Improving these two pinch points could shorten cold grid restoration time considerably, at least in terms of restoring some local islands to service.
- The Balancing SCADA is no longer provisioned to support a local balancing function, forcing both the utility and their 3rd party generation partners to communicate manually.
- A prolonged grid outage (where the linkages needed to give the ISO the SCADA visibility to orchestrate system restoration fail) local grid participants would need to discover each other, find an effective way to communicate, and work in concert to restart small islands of the grid – and ultimately help synchronize these small islands back into the “big grid”.
This discussion has focused on communication, SCADA, and inter-operation at the local level.
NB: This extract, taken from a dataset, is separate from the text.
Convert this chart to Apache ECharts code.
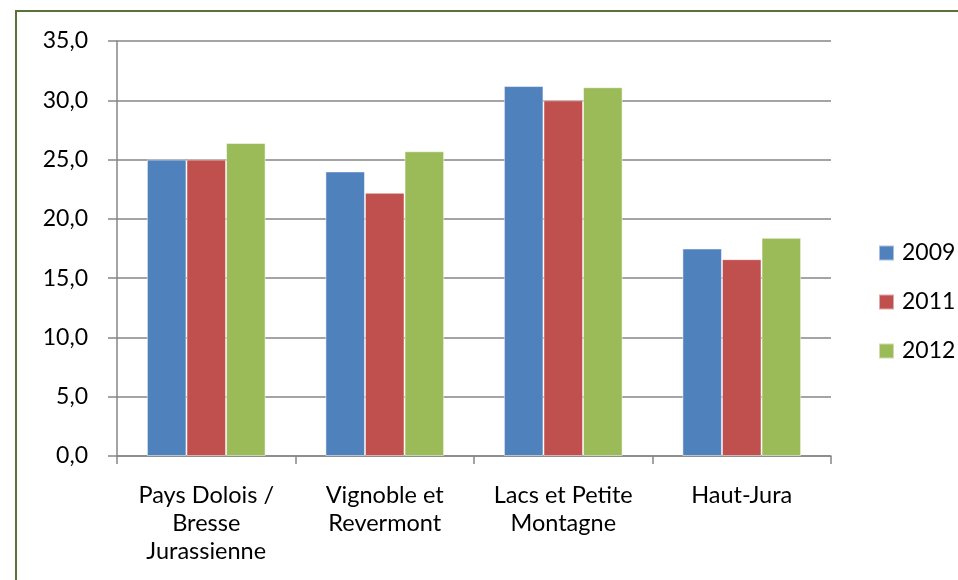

Equally important, and outside this discussion, are communication, SCADA, and interoperation from the local level to the ISO level, and communication, SCADA, and interoperation between ISO’s and other higher authorities. Organizations like the Electric Power Research Institute (EPRI) have started to look intensely at the higher ISO-to-ISO level, but as yet have given inadequate thought to local level control and communication issues, perhaps assuming the utilities have that contingency well covered (as they did in the past when that whole space was “their” responsibility).
This is not a recommendation to undo the “think big” approach that the grid operates within today. This is to recommend that we pre-plan and provision separate telecom Voice & SCADA networks /operation centers purposely isolated from common carrier and other, non-grid control IP-based facilities to facilitate secure local startup and balancing with the many smaller islands of generation, transmission, and load necessary to vastly improve restoration response should the wide area plan falls apart as result of a Black Sky event.
Think about the cyber security and other telecom codependency risks of today’s centralized wide area IP network that underpins the wide area control and balancing that is today’s norm. Commonly trusted network monitoring software that many organizations use, if compromised, could potentially put even the most secure private IP network at risk. Having completely separate/isolated voice and SCADA network support would better enable each small area of the grid to restart simultaneously, saving precious time, and improving the odds of “getting restoration going.”
The people-side of this work centers around getting key local personnel together for training and planning on restoring their small area of the grid in concert. The reason for this should be obvious. We need to provide everyone with a critical local role with the necessary background knowledge and situational awareness such that, in case a total grid collapse, they fully understand their role in the local plan to restore their local area, to synchronize with neighboring, local islands, and ultimately to transition operation back to the ISOs.
The time is ripe for the industry to embrace necessary reform measures before we inevitably face a time-critical grid restoration resulting from a black sky event. The time to build-in the infrastructure and people capability to be able to respond more effectively to a black sky event is before it happens, the big question next is how do we break up the substation loads to set the stage for restart.